Education: Student Conference

4 minute read
TIME

“You are beginning to see that the best thing you can do as the result of this conference is to utilize as you have not and do not utilize, your opportunities to learn in your colleges and schools; to learn how to think. You don’t know how.” Thus Dr. Albert Parker Fitch, educator and theologian, to several hundred young university men and women who assembled in Evanston, Ill., last week for an Interdenominational Student Conference. Dr. Fitch had been listening to a long abstract wrangle over the definition of “the Church” by undergraduate debaters.

The purpose of the Conference was to bring young minds together to diagnose and prescribe for the ills of the world. It was reported that, “carried on the wings of song and prayer and undimmed idealism, they sought to bring close the poet’s vision of the brotherhood of man, the federation of the world.”

Thus war was a subject on the program, and 181 delegates signified that they would utterly refuse to participate in “the next one”; but 65 felt that their duty to their country or their God might lie in fighting; and 215 “had not thought the thing through.”

The church was appraised. As is usual at such gatherings, an older man was first called upon to speak, in this case Dr. Hubert Herring, social secretary of a Boston, Mass., church. With a flair for pat and alliterative statements, he said: “The man in the street has come to regard the church purely as an agency for propaganda … as an organization that is trying to mesmerize him with soft music and big buildings. . . . The church has become too much institutionalized— something that may be summed up by using three B’s—bishops, buildings and budgets.”

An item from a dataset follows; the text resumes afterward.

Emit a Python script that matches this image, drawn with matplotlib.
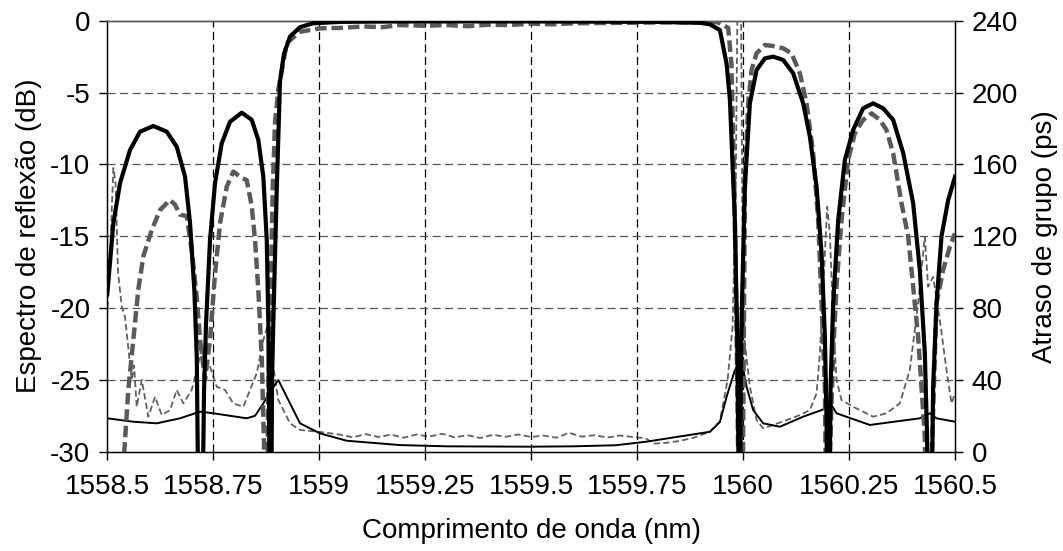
import numpy as np
import matplotlib
matplotlib.use("Agg")
import matplotlib.pyplot as plt

plt.rcParams['font.family'] = ['Liberation Sans', 'DejaVu Sans']

# Simulated reflection spectrum (dB) - thick black solid
sim_refl_x = [1558.5007, 1558.5149, 1558.5307, 1558.5542, 1558.5778, 1558.6092, 1558.6408, 1558.6644,
              1558.6840, 1558.6958, 1558.7059, 1558.7116, 1558.7139, 1558.7205, 1558.7288, 1558.7335,
              1558.7429, 1558.7547, 1558.7705, 1558.7901, 1558.8177, 1558.8413, 1558.8568, 1558.8686,
              1558.8767, 1558.8804, 1558.8828, 1558.8851, 1558.8892, 1558.8922, 1558.9002, 1558.9080,
              1558.9174, 1558.9316, 1558.9551, 1558.9857, 1559.0500, 1559.2000, 1559.5000, 1559.8000,
              1559.9000, 1559.9219, 1559.9455, 1559.9613, 1559.9691, 1559.9809, 1559.9863, 1559.9891,
              1559.9914, 1559.9949, 1559.9966, 1560.0044, 1560.0162, 1560.0320, 1560.0516, 1560.0711,
              1560.0947, 1560.1183, 1560.1419, 1560.1577, 1560.1735, 1560.1853, 1560.1931, 1560.1971,
              1560.2008, 1560.2065, 1560.2126, 1560.2244, 1560.2402, 1560.2598, 1560.2833, 1560.3069,
              1560.3305, 1560.3541, 1560.3777, 1560.4013, 1560.4170, 1560.4288, 1560.4342, 1560.4406,
              1560.4484, 1560.4564, 1560.4682, 1560.4838, 1560.5000]
sim_refl_y = [-19.0, -14.1, -11.3, -9.0, -7.72, -7.33, -7.72, -8.77,
              -10.86, -14.1, -18.74, -23.4, -29.9, -45.0, -25.7, -21.06,
              -15.26, -11.3, -8.53, -7.03, -6.4, -6.9, -8.3, -10.86,
              -15.26, -21.06, -29.9, -45.0, -25.0, -21.0, -11.8, -4.2,
              -2.3, -1.1, -0.45, -0.18, -0.08, -0.05, -0.05, -0.08,
              -0.15, -0.25, -0.65, -3.0, -5.5, -14.0, -22.0, -29.9,
              -45.0, -25.0, -20.8, -11.55, -5.75, -3.43, -2.62, -2.5,
              -2.73, -3.66, -5.75, -8.07, -11.55, -16.2, -22.0, -27.8,
              -45.0, -25.5, -19.7, -13.9, -9.7, -7.6, -6.1, -5.75,
              -6.1, -6.9, -9.2, -12.7, -17.35, -23.1, -29.0, -45.0,
              -25.5, -19.7, -15.0, -12.5, -10.86]

# Measured reflection spectrum (dB) - thick gray dashed
meas_refl_x = [1558.5000, 1558.5384, 1558.5502, 1558.5620, 1558.5738, 1558.5856, 1558.6054, 1558.6250,
               1558.6486, 1558.6603, 1558.6721, 1558.6879, 1558.6997, 1558.7115, 1558.7193, 1558.7311,
               1558.7429, 1558.7547, 1558.7665, 1558.7823, 1558.7978, 1558.8137, 1558.8294, 1558.8413,
               1558.8490, 1558.8568, 1558.8648, 1558.8702, 1558.8750, 1558.8804, 1558.8860, 1558.8907,
               1558.8962, 1558.9040, 1558.9237, 1558.9551, 1559.0024, 1559.0500, 1559.1040, 1559.1500,
               1559.1910, 1559.2500, 1559.3000, 1559.3500, 1559.4000, 1559.4500, 1559.5000, 1559.5500,
               1559.6000, 1559.7000, 1559.8000, 1559.9000, 1559.9400, 1559.9651, 1559.9726, 1559.9797,
               1559.9850, 1559.9889, 1559.9953, 1560.0000, 1560.0044, 1560.0122, 1560.0203, 1560.0320,
               1560.0516, 1560.0711, 1560.0947, 1560.1145, 1560.1341, 1560.1499, 1560.1655, 1560.1773,
               1560.1853, 1560.1931, 1560.1981, 1560.2052, 1560.2126, 1560.2205, 1560.2323, 1560.2479,
               1560.2637, 1560.2833, 1560.3031, 1560.3226, 1560.3384, 1560.3541, 1560.3738, 1560.3894,
               1560.4013, 1560.4130, 1560.4210, 1560.4288, 1560.4335, 1560.4453, 1560.4564, 1560.4720,
               1560.4882, 1560.5000]
meas_refl_y = [-45.0, -31.0, -25.7, -22.2, -18.7, -16.4, -14.57, -13.17,
               -12.48, -12.8, -13.5, -13.6, -15.96, -19.2, -22.2, -25.0,
               -22.2, -17.6, -14.1, -11.55, -10.5, -10.86, -11.1, -12.9,
               -15.26, -18.74, -23.4, -29.4, -40.0, -25.7, -18.7, -11.8,
               -7.1, -4.8, -1.57, -0.77, -0.53, -0.5, -0.4, -0.45,
               -0.3, -0.35, -0.3, -0.38, -0.28, -0.3, -0.2, -0.25,
               -0.18, -0.15, -0.12, -0.1, -0.1, -0.5, -3.0, -12.0,
               -22.0, -31.0, -40.0, -30.0, -11.55, -5.75, -3.43, -2.27,
               -1.69, -1.76, -1.92, -2.27, -3.66, -5.75, -9.23, -13.87,
               -19.67, -25.5, -40.0, -30.0, -23.1, -18.5, -13.87, -9.7,
               -7.84, -6.9, -6.45, -6.9, -7.6, -9.23, -12.7, -15.0,
               -18.5, -22.0, -25.5, -28.95, -40.0, -30.0, -19.67, -17.35,
               -15.7, -14.8]

# Simulated group delay (ps) - thin black solid
sim_delay_x = [1558.5007, 1558.5620, 1558.6172, 1558.6722, 1558.7193, 1558.7507, 1558.8295, 1558.8491,
               1558.8686, 1558.8844, 1558.9040, 1558.9238, 1558.9552, 1559.0024, 1559.0653, 1559.1910,
               1559.3000, 1559.5000, 1559.6000, 1559.7000, 1559.7726, 1559.9219, 1559.9455, 1559.9613,
               1559.9809, 1559.9966, 1560.0084, 1560.0239, 1560.0475, 1560.0869, 1560.1418, 1560.1970,
               1560.2088, 1560.2206, 1560.2991, 1560.4170, 1560.4406, 1560.4564, 1560.5000]
sim_delay_y = [18.6, 16.7, 15.8, 18.6, 22.3, 21.4, 18.6, 20.0,
               26.9, 33.4, 39.9, 30.6, 15.8, 10.2, 6.1, 3.7,
               3.0, 2.8, 3.0, 3.6, 5.6, 11.1, 16.5, 30.6,
               45.5, 51.0, 36.2, 23.2, 15.8, 13.9, 19.5, 24.2,
               26.0, 21.4, 14.9, 18.6, 21.4, 18.6, 16.7]

# Measured group delay (ps) - thin gray dashed
meas_delay_x = [1558.5000, 1558.5071, 1558.5149, 1558.5200, 1558.5259, 1558.5347, 1558.5424, 1558.5582,
                1558.5637, 1558.5700, 1558.5818, 1558.5974, 1558.6132, 1558.6290, 1558.6486, 1558.6644,
                1558.6799, 1558.6997, 1558.7153, 1558.7233, 1558.7287, 1558.7429, 1558.7587, 1558.7782,
                1558.7978, 1558.8214, 1558.8372, 1558.8530, 1558.8686, 1558.8804, 1558.8884, 1558.9040,
                1558.9316, 1558.9551, 1559.0024, 1559.0500, 1559.0800, 1559.1100, 1559.1400, 1559.1700,
                1559.2000, 1559.2300, 1559.2600, 1559.2900, 1559.3200, 1559.3500, 1559.3800, 1559.4100,
                1559.4400, 1559.4700, 1559.5000, 1559.5300, 1559.5600, 1559.5900, 1559.6200, 1559.6500,
                1559.6800, 1559.7100, 1559.7400, 1559.7700, 1559.7900, 1559.8200, 1559.8500, 1559.8800,
                1559.9219, 1559.9455, 1559.9637, 1559.9755, 1559.9825, 1559.9870, 1559.9953, 1559.9988,
                1560.0045, 1560.0162, 1560.0320, 1560.0476, 1560.0711, 1560.1027, 1560.1341, 1560.1577,
                1560.1735, 1560.1813, 1560.1931, 1560.1985, 1560.2048, 1560.2126, 1560.2206, 1560.2323,
                1560.2598, 1560.2833, 1560.3069, 1560.3385, 1560.3698, 1560.3934, 1560.4130, 1560.4288,
                1560.4366, 1560.4484, 1560.4642, 1560.4800, 1560.4918, 1560.5000]
meas_delay_y = [75.0, 110.0, 158.0, 150.0, 100.0, 80.7, 75.0, 40.0,
                48.0, 25.0, 40.0, 19.5, 30.6, 20.4, 23.2, 34.4,
                26.9, 34.4, 49.2, 58.0, 50.0, 47.3, 36.2, 34.4,
                26.9, 25.0, 34.4, 43.7, 62.2, 71.5, 52.9, 28.8,
                15.8, 12.1, 11.0, 9.5, 8.0, 9.8, 8.2, 9.5,
                7.8, 9.6, 8.4, 10.0, 8.0, 9.2, 7.6, 9.4,
                8.3, 9.6, 8.2, 9.0, 7.8, 10.5, 8.4, 9.2,
                7.9, 9.0, 8.2, 7.5, 4.5, 5.0, 6.0, 7.5,
                11.1, 17.0, 40.0, 70.0, 140.0, 250.0, 250.0, 120.0,
                60.0, 36.2, 17.6, 13.0, 14.9, 17.6, 20.4, 23.2,
                32.5, 54.8, 110.5, 136.4, 121.6, 73.3, 39.9, 28.8,
                25.0, 22.3, 19.5, 21.4, 26.9, 45.5, 82.6, 119.7,
                91.9, 97.4, 73.3, 45.5, 26.9, 32.5]

x_ticks = [1558.5, 1558.75, 1559, 1559.25, 1559.5, 1559.75, 1560, 1560.25, 1560.5]
x_tick_labels = ['1558.5', '1558.75', '1559', '1559.25', '1559.5', '1559.75', '1560', '1560.25', '1560.5']
y_left_ticks = [-30, -25, -20, -15, -10, -5, 0]
y_right_ticks = [0, 40, 80, 120, 160, 200, 240]

FS = 20

fig = plt.figure(figsize=(10.63, 5.51), dpi=100)
ax = fig.add_axes([0.1007, 0.1802, 0.7977, 0.7822])
ax2 = ax.twinx()

# grid
for xv in x_ticks[1:-1]:
    ax.axvline(xv, color='black', lw=0.9, ls=(0, (6.5, 3.5)), zorder=0)
for yv in y_left_ticks[1:-1]:
    ax.axhline(yv, color='#555555', lw=0.9, ls=(0, (6.5, 3.5)), zorder=0)

ax2.plot(meas_delay_x, meas_delay_y, color='#606060', lw=1.3, ls=(0, (3.5, 1.8)), zorder=2)
ax2.plot(sim_delay_x, sim_delay_y, color='black', lw=1.4, zorder=3)
ax.plot(meas_refl_x, meas_refl_y, color='#5a5a5a', lw=3.2, ls=(0, (2.6, 1.1)), zorder=4)
ax.plot(sim_refl_x, sim_refl_y, color='black', lw=3.0, zorder=5)

ax.set_zorder(ax2.get_zorder() + 1)
ax.patch.set_visible(False)

ax.set_xlim(1558.5, 1560.5)
ax.set_ylim(-30, 0)
ax2.set_ylim(0, 240)
ax.set_xticks(x_ticks)
ax.set_xticklabels(x_tick_labels)
ax.set_yticks(y_left_ticks)
ax.set_yticklabels([str(v) for v in y_left_ticks])
ax2.set_yticks(y_right_ticks)

for a in (ax, ax2):
    a.tick_params(direction='out', length=6, width=1, labelsize=FS, pad=6)
    a.spines['top'].set_color('#555555')
    a.spines['top'].set_linewidth(1.0)
ax.tick_params(axis='x', pad=10)
ax.spines['left'].set_linewidth(1.0)
ax.spines['bottom'].set_linewidth(1.0)
ax2.spines['right'].set_linewidth(1.0)

ax.set_xlabel('Comprimento de onda (nm)', fontsize=FS, labelpad=13)
ax.set_ylabel('Espectro de reflexão (dB)', fontsize=FS, labelpad=6)
ax2.set_ylabel('Atraso de grupo (ps)', fontsize=FS, labelpad=10)

fig.savefig('out.png', dpi=100)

Stanley Dowley, communist undergraduate of Ohio State University, raised in coal-mining southern Illinois, said: “The church has always been the weapon of the capitalist class against the working class.”

Mattie Julian, Negress, of De Paul University, said: “Too many of the churches have ministers who belong to the Ku Klux Klan. . . . Church people should support the anti-lynching law.”

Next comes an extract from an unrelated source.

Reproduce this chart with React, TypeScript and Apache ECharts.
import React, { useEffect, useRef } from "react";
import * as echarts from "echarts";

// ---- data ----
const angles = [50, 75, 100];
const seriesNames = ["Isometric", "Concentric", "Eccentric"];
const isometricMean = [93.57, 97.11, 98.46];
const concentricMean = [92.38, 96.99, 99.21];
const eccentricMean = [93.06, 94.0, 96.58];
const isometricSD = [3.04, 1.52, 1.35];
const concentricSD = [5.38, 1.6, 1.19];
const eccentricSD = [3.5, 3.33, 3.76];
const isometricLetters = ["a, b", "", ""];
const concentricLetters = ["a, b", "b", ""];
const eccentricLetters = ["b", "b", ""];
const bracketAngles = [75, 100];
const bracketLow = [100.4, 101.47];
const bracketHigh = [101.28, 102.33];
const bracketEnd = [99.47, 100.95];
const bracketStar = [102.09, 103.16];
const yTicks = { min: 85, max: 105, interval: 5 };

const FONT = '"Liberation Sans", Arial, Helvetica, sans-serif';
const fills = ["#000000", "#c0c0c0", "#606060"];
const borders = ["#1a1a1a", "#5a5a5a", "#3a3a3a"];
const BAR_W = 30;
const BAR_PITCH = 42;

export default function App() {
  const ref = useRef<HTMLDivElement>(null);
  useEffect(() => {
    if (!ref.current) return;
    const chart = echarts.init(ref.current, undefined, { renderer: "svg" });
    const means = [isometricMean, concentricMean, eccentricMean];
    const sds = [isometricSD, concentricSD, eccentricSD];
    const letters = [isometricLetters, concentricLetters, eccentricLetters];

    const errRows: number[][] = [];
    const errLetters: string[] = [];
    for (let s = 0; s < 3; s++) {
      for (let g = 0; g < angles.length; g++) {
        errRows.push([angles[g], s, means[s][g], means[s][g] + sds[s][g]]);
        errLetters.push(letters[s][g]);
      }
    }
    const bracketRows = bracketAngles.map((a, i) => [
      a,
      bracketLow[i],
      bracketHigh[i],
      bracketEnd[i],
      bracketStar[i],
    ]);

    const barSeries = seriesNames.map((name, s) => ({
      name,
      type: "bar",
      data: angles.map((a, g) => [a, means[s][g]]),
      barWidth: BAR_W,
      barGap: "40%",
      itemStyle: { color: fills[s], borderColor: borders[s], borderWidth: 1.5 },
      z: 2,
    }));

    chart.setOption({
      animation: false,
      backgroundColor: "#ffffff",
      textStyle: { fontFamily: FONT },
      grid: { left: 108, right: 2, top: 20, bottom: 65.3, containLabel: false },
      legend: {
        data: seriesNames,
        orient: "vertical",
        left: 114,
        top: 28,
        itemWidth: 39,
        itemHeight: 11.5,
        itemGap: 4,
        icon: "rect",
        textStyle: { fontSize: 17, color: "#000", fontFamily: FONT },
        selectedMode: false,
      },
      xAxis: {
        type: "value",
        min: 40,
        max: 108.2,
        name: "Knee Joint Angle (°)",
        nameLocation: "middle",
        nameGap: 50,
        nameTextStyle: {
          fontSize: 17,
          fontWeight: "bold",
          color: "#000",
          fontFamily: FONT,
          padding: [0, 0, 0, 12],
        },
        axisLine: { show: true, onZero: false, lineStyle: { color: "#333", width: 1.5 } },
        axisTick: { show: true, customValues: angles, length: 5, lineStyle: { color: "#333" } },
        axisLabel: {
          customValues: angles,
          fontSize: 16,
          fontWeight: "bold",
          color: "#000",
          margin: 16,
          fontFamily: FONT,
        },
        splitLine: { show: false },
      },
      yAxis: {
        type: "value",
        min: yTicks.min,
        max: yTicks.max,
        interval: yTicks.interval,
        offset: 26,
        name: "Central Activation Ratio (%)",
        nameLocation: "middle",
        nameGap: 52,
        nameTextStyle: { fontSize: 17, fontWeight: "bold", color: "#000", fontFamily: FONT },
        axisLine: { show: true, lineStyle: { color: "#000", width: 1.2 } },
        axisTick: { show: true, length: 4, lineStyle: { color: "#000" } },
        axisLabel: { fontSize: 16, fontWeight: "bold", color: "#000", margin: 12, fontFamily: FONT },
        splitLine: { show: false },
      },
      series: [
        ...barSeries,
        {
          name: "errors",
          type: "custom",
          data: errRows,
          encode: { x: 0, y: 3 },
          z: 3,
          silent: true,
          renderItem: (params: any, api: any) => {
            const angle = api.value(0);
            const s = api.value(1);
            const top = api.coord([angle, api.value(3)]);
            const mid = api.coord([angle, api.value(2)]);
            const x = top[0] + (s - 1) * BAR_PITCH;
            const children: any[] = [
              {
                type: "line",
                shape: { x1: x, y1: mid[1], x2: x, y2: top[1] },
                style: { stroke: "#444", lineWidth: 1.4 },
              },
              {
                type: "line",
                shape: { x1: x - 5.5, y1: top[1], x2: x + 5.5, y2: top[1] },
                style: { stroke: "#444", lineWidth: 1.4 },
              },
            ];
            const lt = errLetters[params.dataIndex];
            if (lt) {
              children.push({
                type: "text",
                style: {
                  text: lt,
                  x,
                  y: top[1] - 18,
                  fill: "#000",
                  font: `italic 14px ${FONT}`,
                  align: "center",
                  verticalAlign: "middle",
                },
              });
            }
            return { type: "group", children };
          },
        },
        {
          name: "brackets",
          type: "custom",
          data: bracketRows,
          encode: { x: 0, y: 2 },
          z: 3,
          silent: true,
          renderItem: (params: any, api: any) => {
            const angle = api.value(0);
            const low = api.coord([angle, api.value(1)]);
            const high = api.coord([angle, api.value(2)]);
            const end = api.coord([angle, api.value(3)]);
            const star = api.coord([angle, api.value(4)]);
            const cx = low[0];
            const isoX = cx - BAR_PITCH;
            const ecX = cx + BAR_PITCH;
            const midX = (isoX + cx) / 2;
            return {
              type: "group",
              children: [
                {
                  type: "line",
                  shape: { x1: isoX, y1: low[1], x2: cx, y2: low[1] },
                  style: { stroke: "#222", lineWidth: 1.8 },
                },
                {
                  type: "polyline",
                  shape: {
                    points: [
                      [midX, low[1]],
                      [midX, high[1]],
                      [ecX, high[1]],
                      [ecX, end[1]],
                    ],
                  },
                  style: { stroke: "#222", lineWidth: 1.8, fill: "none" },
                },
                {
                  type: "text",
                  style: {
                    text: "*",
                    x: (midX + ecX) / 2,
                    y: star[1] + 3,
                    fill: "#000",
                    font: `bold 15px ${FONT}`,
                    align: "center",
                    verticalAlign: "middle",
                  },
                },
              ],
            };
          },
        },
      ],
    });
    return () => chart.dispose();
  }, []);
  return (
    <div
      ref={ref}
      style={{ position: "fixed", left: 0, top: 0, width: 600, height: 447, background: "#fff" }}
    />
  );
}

The missionary movement became a storm centre when Dr. R. E. Diffendorfer, fatherly secretary of the Methodist Board of Foreign Missions, beamed down from the platform and addressed someone as “my boy.” Amid angry growls and mutterings from the audience, a loud voice vociferated, as reported in public prints: “Youth has been ‘my-boyed’ by a lot of old dunderheads until it’s fed up. That’s why this conference is here.” Y. T. Wu, a Chinese delegate, charged that the mission movement is a growth forced on China at the point of the sword; and a Commission on Foreign Missions brought in other indictments—exploitation of “the heathen,” Americanization of proselytes, military protection of missionaries and indemnities for those molested by “the heathen.”

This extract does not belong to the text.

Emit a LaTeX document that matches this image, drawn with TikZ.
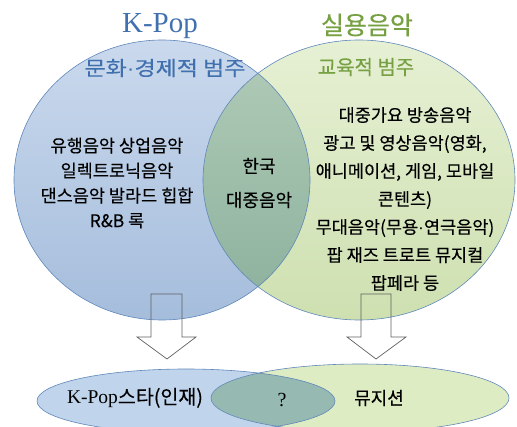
\documentclass[tikz,border=0pt]{standalone}
\usepackage{fontspec}
\setmainfont{Noto Sans CJK KR}[FakeBold=0.3]
\newfontfamily\serfont{Liberation Serif}
\newfontfamily\dotfont{Liberation Sans}
\newcommand{\mdot}{{\dotfont ·}}
\definecolor{bborder}{RGB}{95,135,185}
\definecolor{btop}{RGB}{202,217,237}
\definecolor{bbot}{RGB}{165,189,220}
\definecolor{gtop}{RGB}{230,240,212}
\definecolor{gbot}{RGB}{206,224,176}
\definecolor{otop}{RGB}{178,204,184}
\definecolor{obot}{RGB}{138,176,156}
\definecolor{titleblue}{RGB}{65,112,175}
\definecolor{titlegreen}{RGB}{118,160,66}
\definecolor{arrowgray}{RGB}{95,95,95}
\definecolor{lbfill}{RGB}{192,212,236}
\definecolor{lgfill}{RGB}{222,236,196}
\definecolor{lofill}{RGB}{150,186,178}
\begin{document}
\begin{tikzpicture}[x=1pt,y=-1pt,
  outline/.style={draw=bborder,line width=0.6pt},
  blockarrow/.style={draw=arrowgray,line width=0.7pt,line join=miter},
  bodytext/.style={align=center,text=black,inner sep=0pt},
]
\useasboundingbox (0,0) rectangle (517,427);
\clip (0,0) rectangle (517,427);
% big circles
\shade[top color=btop,bottom color=bbot] (162,180) ellipse [x radius=148,y radius=140];
\shade[top color=gtop,bottom color=gbot] (359,180) ellipse [x radius=156,y radius=140];
\begin{scope}
  \clip (162,180) ellipse [x radius=148,y radius=140];
  \shade[top color=otop,bottom color=obot] (359,180) ellipse [x radius=156,y radius=140];
\end{scope}
\draw[outline] (162,180) ellipse [x radius=148,y radius=140];
\draw[outline] (359,180) ellipse [x radius=156,y radius=140];
% bottom ellipses
\fill[lbfill] (186,401) ellipse [x radius=149,y radius=32];
\fill[lgfill] (360,398) ellipse [x radius=149,y radius=34];
\begin{scope}
  \clip (186,401) ellipse [x radius=149,y radius=32];
  \fill[lofill] (360,398) ellipse [x radius=149,y radius=34];
\end{scope}
\draw[outline] (186,401) ellipse [x radius=149,y radius=32];
\draw[outline] (360,398) ellipse [x radius=149,y radius=34];
% block arrows
\draw[blockarrow] (151,294) -- (182,294) -- (182,337) -- (196,337) -- (167,359) -- (137,337) -- (151,337) -- cycle;
\draw[blockarrow] (361,294) -- (391,294) -- (391,337) -- (406,337) -- (376,359) -- (347,337) -- (361,337) -- cycle;
% titles
\node[text=titleblue,inner sep=0pt,font=\serfont\fontsize{29}{30}\selectfont] (kpop) at (160,26) {K-Pop};
\node[text=titlegreen,inner sep=0pt,font=\fontsize{25}{26}\selectfont] (silyong) at (367,25) {실용음악};
\node[text=titleblue,inner sep=0pt,font=\fontsize{20}{22}\selectfont] (munhwa) at (165,68) {\scalebox{1.15}[1]{문화\mdot 경제적 범주}};
\node[text=titlegreen,inner sep=0pt,font=\fontsize{20}{22}\selectfont] (gyoyuk) at (366,67) {교육적 범주};
% body texts
\node[bodytext,font=\fontsize{17.5}{25}\selectfont] (left) at (117,183) {유행음악 상업음악\\일렉트로닉음악\\댄스음악 발라드 힙합\\R\&B 록};
\node[bodytext,font=\fontsize{18}{34}\selectfont] (mid) at (259,183) {한국\\대중음악};
\node[bodytext,font=\fontsize{17.5}{28}\selectfont] (right) at (405,199) {대중가요 방송음악\\광고 및 영상음악(영화,\\애니메이션, 게임, 모바일\\콘텐츠)\\무대음악(무용\mdot 연극음악)\\팝 재즈 트로트 뮤지컬\\팝페라 등};
% bottom texts
\node[bodytext,font=\fontsize{19.5}{22}\selectfont] (star) at (135,398) {{\serfont K-Pop}스타(인재)};
\node[bodytext,font=\serfont\fontsize{20}{22}\selectfont] (q) at (282,400) {?};
\node[bodytext,font=\fontsize{18}{22}\selectfont] (musician) at (379,398) {뮤지션};
\end{tikzpicture}
\end{document}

In the galleries of the convention hall sat avid observers, some of whom were accused by the Executive Committee of asking delegates out to meals, to private discus sion groups, to private prayer meetings, and otherwise lobbying to direct the conference along arbitrary and denominational lines. Such persons were discountenanced and frustrated. Freedom of speech was maintained, though an instructor from the University of Michigan, one Francis Onderdonk, with a world peace plan “simple as a flivver” (cinema films showing war’s horrors) was thought to be an un necessary adjunct to the program and denied a hearing, even when he went on a hunger strike to get it.

Some delegates demonstrated their forceful tolerance by proposing to boycott a local cafeteria which had refused admittance to a Liberian colleague, C. G. Blooah. The proposal was voted down, but Mr. Blooah’s friends walked across town “to eat at a nice Negro restaurant.”

From a soapbox in front of the meeting hall, Thomas Q. (“Pat”) Harrison, U. S. Captain in the War, delivered to a raccoon-coated street crowd a harangue on “The Sin of War,” which he was barred from giving inside. Firebrand of Boston’s last Armistice Day celebration, Mr. Harrison is sponsoring a revolt against war. He cried : “We fellows are going to band ourselves together under a vow of poverty. We’ll not go hungry, but We’ll get along with as little as we can so we’ll know we’re not taking from the Poor We’ll work for small pay. We’ll have to get alone with few children. Our wives will have to work. But nobody will own us and we’ll keep our freedom to speak out for social justice!’ , Within as the sessions drew to a close Dr. Fitch characterized the assembly as “distinctly religious and conservative.”